For days. For weeks. Maybe even months. These are super important people in your life, and you have no idea what’s happening with them, except for maybe what they post to their Snapchat story. So now, on top of being exhausted and overwhelmed by work, now you also get to feel terribly guilty for being too busy to keep in touch with the people you love!

But think about it: When do you need to feel connection and support from people who care about you more than when you are experiencing difficult and overwhelming challenges?
Teacher-friends, I present to you the Five Minute Phone Call. My friend Jill sent me this a couple years ago and I couldn’t believe 1) How genius this is, and 2) That I hadn’t thought of it myself.
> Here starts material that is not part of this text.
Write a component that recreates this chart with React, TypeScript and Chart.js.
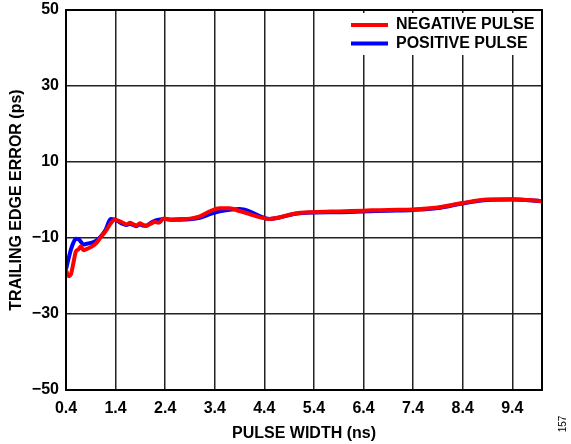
import React, { useEffect, useRef } from "react";
import { Chart, registerables } from "chart.js";

Chart.register(...registerables);

const pulseWidth = [
  0.4, 0.45, 0.5, 0.55, 0.6, 0.65, 0.7, 0.75, 0.8, 0.9, 1.0, 1.1, 1.2, 1.3, 1.38,
  1.45, 1.55, 1.62, 1.69, 1.76, 1.82, 1.89, 1.95, 2.01, 2.1, 2.19, 2.27, 2.37, 2.5,
  2.7, 2.9, 3.1, 3.3, 3.5, 3.7, 3.9, 4.1, 4.3, 4.5, 4.7, 5.0, 5.4, 5.9, 6.4, 6.9,
  7.4, 7.9, 8.4, 8.9, 9.4, 10.0,
];

const negativePulse = [
  -18.4, -20.0, -19.5, -16.5, -13.5, -13.0, -12.2, -13.2, -13.0, -12.4, -11.5, -9.8,
  -8.2, -6.2, -5.2, -5.4, -6.0, -6.4, -6.0, -6.4, -6.7, -6.1, -6.5, -6.8, -6.3, -5.8,
  -6.0, -4.9, -5.1, -5.0, -4.9, -4.3, -3.0, -2.2, -2.2, -2.9, -3.7, -4.5, -5.0, -4.6,
  -3.6, -3.2, -3.0, -2.8, -2.6, -2.5, -2.0, -0.8, 0.1, 0.2, -0.3,
];

const positivePulse = [
  -18.2, -15.5, -13.0, -11.2, -10.2, -10.3, -11.0, -11.7, -11.6, -11.3, -10.8, -9.6,
  -7.8, -5.0, -5.1, -5.6, -6.3, -6.6, -6.3, -6.6, -6.9, -6.4, -6.7, -6.8, -6.1, -5.5,
  -5.2, -5.0, -5.2, -5.2, -5.1, -4.7, -3.7, -3.0, -2.6, -2.4, -3.0, -4.2, -5.0, -4.6,
  -3.7, -3.3, -3.2, -3.0, -2.8, -2.6, -2.1, -0.9, 0.0, 0.1, -0.3,
];

const xTicks = [0.4, 1.4, 2.4, 3.4, 4.4, 5.4, 6.4, 7.4, 8.4, 9.4];
const seriesLabels = ["NEGATIVE PULSE", "POSITIVE PULSE"];
const seriesColors = ["#ff0000", "#0000ff"];
const figureNumber = "157";

const FONT = "'Liberation Sans', Arial, Helvetica, sans-serif";

const overlayPlugin = {
  id: "overlay",
  afterDatasetsDraw(chart: any) {
    const { ctx, chartArea } = chart;
    const { left, right, top, bottom } = chartArea;
    ctx.save();
    // legend box
    ctx.fillStyle = "#ffffff";
    ctx.fillRect(right - 196, top + 3, 195, 42);
    chart.data.datasets.forEach((ds: any, i: number) => {
      const y = top + 15 + i * 18.5;
      ctx.strokeStyle = ds.borderColor;
      ctx.lineWidth = 4;
      ctx.beginPath();
      ctx.moveTo(right - 191, y);
      ctx.lineTo(right - 154, y);
      ctx.stroke();
      ctx.fillStyle = "#000";
      ctx.font = `bold 16px ${FONT}`;
      ctx.textBaseline = "middle";
      ctx.textAlign = "left";
      ctx.fillText(ds.label, right - 146, y);
    });
    // border
    ctx.strokeStyle = "#000";
    ctx.lineWidth = 2;
    ctx.strokeRect(left, top, right - left, bottom - top);
    ctx.restore();
  },
  afterDraw(chart: any) {
    const { ctx } = chart;
    ctx.save();
    ctx.translate(563, 424);
    ctx.rotate(-Math.PI / 2);
    ctx.fillStyle = "#000";
    ctx.font = `10px ${FONT}`;
    ctx.textAlign = "center";
    ctx.textBaseline = "middle";
    ctx.fillText(figureNumber, 0, 0);
    ctx.restore();
  },
};

export default function App() {
  const ref = useRef<HTMLCanvasElement | null>(null);

  useEffect(() => {
    document.body.style.margin = "0";
    const canvas = ref.current;
    if (!canvas) return;
    const chart = new Chart(canvas, {
      type: "line",
      data: {
        datasets: [
          {
            label: seriesLabels[0],
            data: pulseWidth.map((x, i) => ({ x, y: negativePulse[i] })),
            borderColor: seriesColors[0],
            backgroundColor: seriesColors[0],
            borderWidth: 4,
            pointRadius: 0,
            cubicInterpolationMode: "monotone",
          },
          {
            label: seriesLabels[1],
            data: pulseWidth.map((x, i) => ({ x, y: positivePulse[i] })),
            borderColor: seriesColors[1],
            backgroundColor: seriesColors[1],
            borderWidth: 4,
            pointRadius: 0,
            cubicInterpolationMode: "monotone",
          },
        ],
      },
      options: {
        animation: false,
        responsive: false,
        devicePixelRatio: 1,
        layout: { padding: { top: 10, right: 29, left: 0, bottom: 0 } },
        plugins: { legend: { display: false }, tooltip: { enabled: false } },
        scales: {
          x: {
            type: "linear",
            min: 0.4,
            max: 10,
            afterBuildTicks: (axis: any) => {
              axis.ticks = xTicks.map((v) => ({ value: v }));
            },
            afterFit: (axis: any) => {
              axis.height = 54;
              axis.paddingLeft = 0;
              axis.paddingRight = 0;
            },
            grid: { color: "#222", lineWidth: 1.5, drawTicks: false },
            border: { display: false },
            ticks: {
              color: "#000",
              font: { family: FONT, size: 16, weight: "bold" },
              padding: 9,
              maxRotation: 0,
              autoSkip: false,
              callback: (v: any) => Number(v).toFixed(1),
            },
            title: {
              display: true,
              text: "PULSE WIDTH (ns)",
              color: "#000",
              font: { family: FONT, size: 16, weight: "bold" },
              padding: { top: 0, bottom: 1 },
            },
          },
          y: {
            min: -50,
            max: 50,
            afterFit: (axis: any) => {
              axis.width = 66;
              axis.paddingTop = 0;
              axis.paddingBottom = 0;
            },
            grid: { color: "#222", lineWidth: 1.5, drawTicks: false },
            border: { display: false },
            ticks: {
              stepSize: 20,
              color: "#000",
              font: { family: FONT, size: 16, weight: "bold" },
              padding: 7,
              callback: (v: any) => (v < 0 ? "\u2212" + Math.abs(v) : String(v)),
            },
            title: {
              display: true,
              text: "TRAILING EDGE ERROR (ps)",
              color: "#000",
              font: { family: FONT, size: 16, weight: "bold" },
              padding: { top: 7, bottom: 0 },
            },
          },
        },
      },
      plugins: [overlayPlugin],
    } as any);
    return () => chart.destroy();
  }, []);

  return (
    <div style={{ width: 571, height: 444 }}>
      <canvas ref={ref} width={571} height={444} style={{ display: "block" }} />
    </div>
  );
}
Here’s the idea: When we don’t talk to someone for a really long time, we feel obligated to set aside time for an extended conversation where we catch up on every little thing that’s happened between now and the last time we chatted. That’s nice, but most of the time we don’t have time for that, and the result is that we don’t bother picking up the phone at all. Not cool!
INSTEAD, make a rule with your friends and loved ones to be ok with talking for 5 minutes at a time. If you end up going on a roll and talking for longer than that, awesome! But, if you have to hang up after just 5 minutes (Lessons to plan! Papers to grade! I think I might actually shower today!), then that’s all good too. A couple five minute phone calls is way better than the ZERO phone calls you are making now. And, when you talk more often in shorter chunks, you don’t feel the pull to be on the phone for hours each time.
Give it a try! How else do you keep in touch when you’re busy?